[Source code of charts]
▼▼▼
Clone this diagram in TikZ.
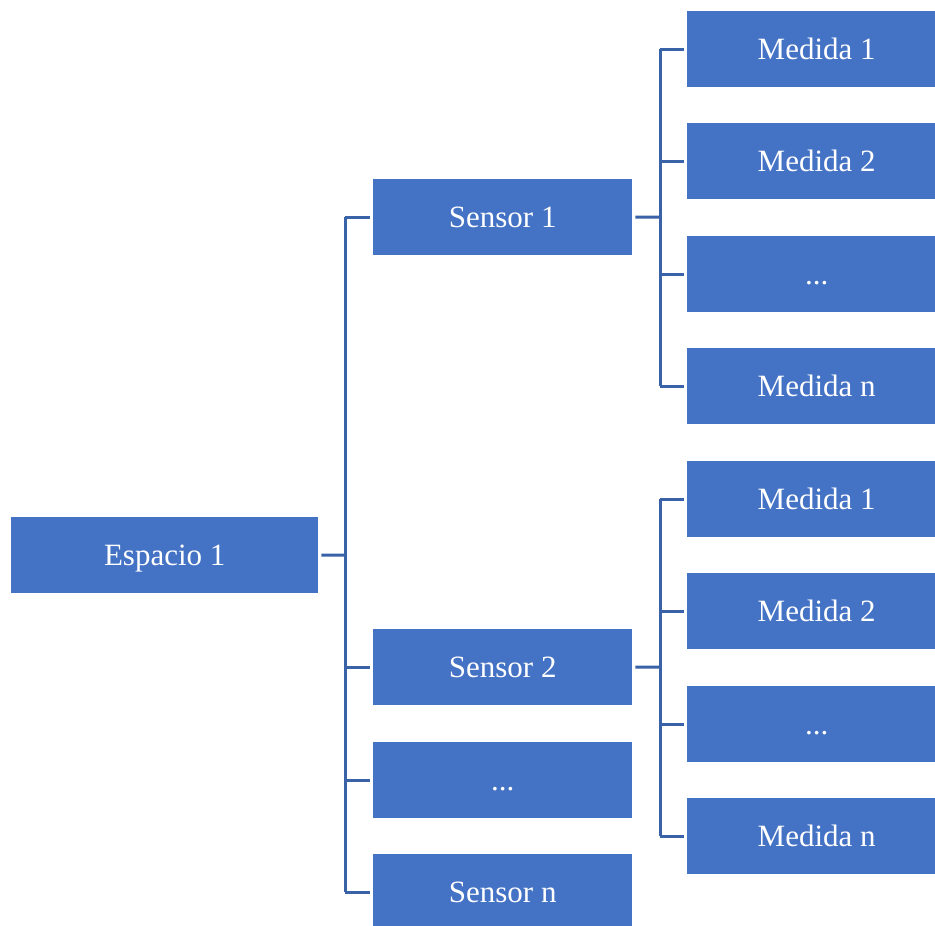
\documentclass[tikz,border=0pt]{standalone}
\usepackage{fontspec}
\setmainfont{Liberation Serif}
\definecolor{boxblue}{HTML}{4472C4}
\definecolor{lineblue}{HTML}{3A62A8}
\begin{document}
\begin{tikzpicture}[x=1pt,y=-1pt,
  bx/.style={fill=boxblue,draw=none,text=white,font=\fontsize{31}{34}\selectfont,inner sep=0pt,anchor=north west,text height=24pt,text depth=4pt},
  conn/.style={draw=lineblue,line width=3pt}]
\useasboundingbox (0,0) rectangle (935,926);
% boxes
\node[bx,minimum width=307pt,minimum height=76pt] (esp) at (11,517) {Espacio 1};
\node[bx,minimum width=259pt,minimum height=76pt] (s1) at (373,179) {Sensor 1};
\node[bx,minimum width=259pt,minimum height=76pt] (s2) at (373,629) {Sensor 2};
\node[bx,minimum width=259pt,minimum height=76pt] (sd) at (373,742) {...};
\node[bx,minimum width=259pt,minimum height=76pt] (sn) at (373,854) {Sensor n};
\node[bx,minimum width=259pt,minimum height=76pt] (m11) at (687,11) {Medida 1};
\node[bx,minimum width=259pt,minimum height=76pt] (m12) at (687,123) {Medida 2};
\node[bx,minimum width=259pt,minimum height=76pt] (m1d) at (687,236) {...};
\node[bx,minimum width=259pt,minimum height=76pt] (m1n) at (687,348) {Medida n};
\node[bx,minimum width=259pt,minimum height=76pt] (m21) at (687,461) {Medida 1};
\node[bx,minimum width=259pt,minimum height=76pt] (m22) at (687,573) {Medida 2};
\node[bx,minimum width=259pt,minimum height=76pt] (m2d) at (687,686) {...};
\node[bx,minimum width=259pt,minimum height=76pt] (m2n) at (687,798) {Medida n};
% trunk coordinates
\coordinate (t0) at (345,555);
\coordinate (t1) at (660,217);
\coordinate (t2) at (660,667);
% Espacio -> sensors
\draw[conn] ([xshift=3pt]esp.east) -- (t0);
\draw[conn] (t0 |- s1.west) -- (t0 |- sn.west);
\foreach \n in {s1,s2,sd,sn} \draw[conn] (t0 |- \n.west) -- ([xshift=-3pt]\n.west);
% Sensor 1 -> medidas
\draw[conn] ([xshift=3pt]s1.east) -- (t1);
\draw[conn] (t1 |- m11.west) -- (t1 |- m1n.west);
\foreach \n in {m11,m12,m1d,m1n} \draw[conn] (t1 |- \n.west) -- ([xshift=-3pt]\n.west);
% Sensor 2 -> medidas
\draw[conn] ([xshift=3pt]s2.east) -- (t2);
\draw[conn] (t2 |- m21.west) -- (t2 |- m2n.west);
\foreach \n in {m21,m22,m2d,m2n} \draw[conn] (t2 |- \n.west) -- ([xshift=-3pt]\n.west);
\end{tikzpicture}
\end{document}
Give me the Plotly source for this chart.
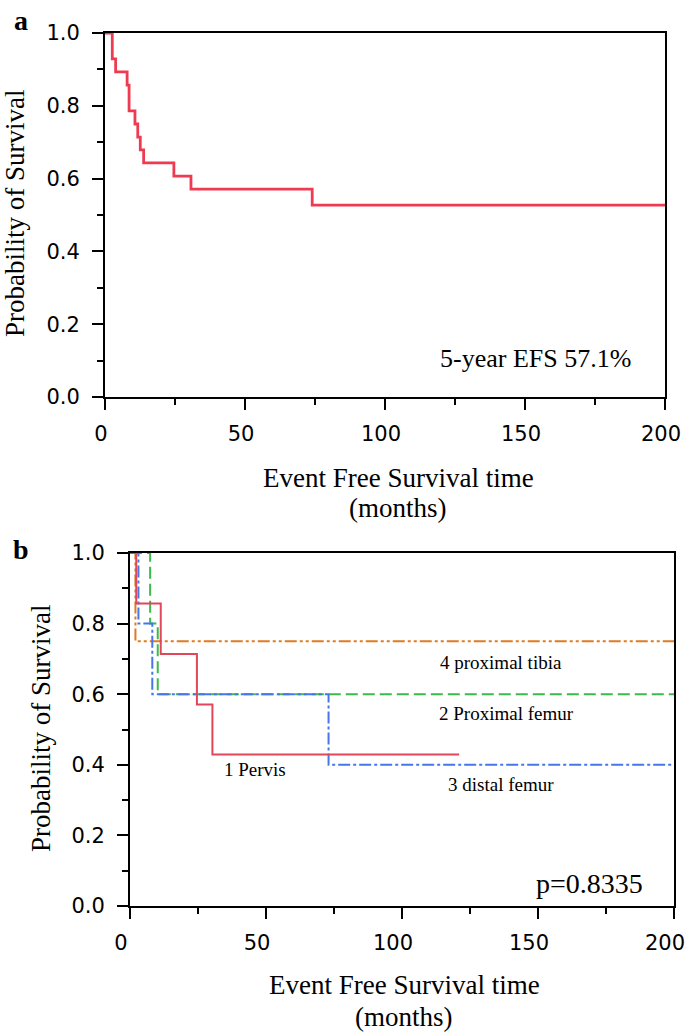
▲▲▲
== Exercise ==
Transcribe the material exactly, and leave out whatever pictures it holds.

== Exercise answer ==
Clone this diagram in TikZ.
\documentclass[tikz,border=0pt]{standalone}
\usepackage{fontspec}
\setmainfont{Liberation Serif}
\definecolor{boxblue}{HTML}{4472C4}
\definecolor{lineblue}{HTML}{3A62A8}
\begin{document}
\begin{tikzpicture}[x=1pt,y=-1pt,
  bx/.style={fill=boxblue,draw=none,text=white,font=\fontsize{31}{34}\selectfont,inner sep=0pt,anchor=north west,text height=24pt,text depth=4pt},
  conn/.style={draw=lineblue,line width=3pt}]
\useasboundingbox (0,0) rectangle (935,926);
% boxes
\node[bx,minimum width=307pt,minimum height=76pt] (esp) at (11,517) {Espacio 1};
\node[bx,minimum width=259pt,minimum height=76pt] (s1) at (373,179) {Sensor 1};
\node[bx,minimum width=259pt,minimum height=76pt] (s2) at (373,629) {Sensor 2};
\node[bx,minimum width=259pt,minimum height=76pt] (sd) at (373,742) {...};
\node[bx,minimum width=259pt,minimum height=76pt] (sn) at (373,854) {Sensor n};
\node[bx,minimum width=259pt,minimum height=76pt] (m11) at (687,11) {Medida 1};
\node[bx,minimum width=259pt,minimum height=76pt] (m12) at (687,123) {Medida 2};
\node[bx,minimum width=259pt,minimum height=76pt] (m1d) at (687,236) {...};
\node[bx,minimum width=259pt,minimum height=76pt] (m1n) at (687,348) {Medida n};
\node[bx,minimum width=259pt,minimum height=76pt] (m21) at (687,461) {Medida 1};
\node[bx,minimum width=259pt,minimum height=76pt] (m22) at (687,573) {Medida 2};
\node[bx,minimum width=259pt,minimum height=76pt] (m2d) at (687,686) {...};
\node[bx,minimum width=259pt,minimum height=76pt] (m2n) at (687,798) {Medida n};
% trunk coordinates
\coordinate (t0) at (345,555);
\coordinate (t1) at (660,217);
\coordinate (t2) at (660,667);
% Espacio -> sensors
\draw[conn] ([xshift=3pt]esp.east) -- (t0);
\draw[conn] (t0 |- s1.west) -- (t0 |- sn.west);
\foreach \n in {s1,s2,sd,sn} \draw[conn] (t0 |- \n.west) -- ([xshift=-3pt]\n.west);
% Sensor 1 -> medidas
\draw[conn] ([xshift=3pt]s1.east) -- (t1);
\draw[conn] (t1 |- m11.west) -- (t1 |- m1n.west);
\foreach \n in {m11,m12,m1d,m1n} \draw[conn] (t1 |- \n.west) -- ([xshift=-3pt]\n.west);
% Sensor 2 -> medidas
\draw[conn] ([xshift=3pt]s2.east) -- (t2);
\draw[conn] (t2 |- m21.west) -- (t2 |- m2n.west);
\foreach \n in {m21,m22,m2d,m2n} \draw[conn] (t2 |- \n.west) -- ([xshift=-3pt]\n.west);
\end{tikzpicture}
\end{document}
Give me the Plotly source for this chart.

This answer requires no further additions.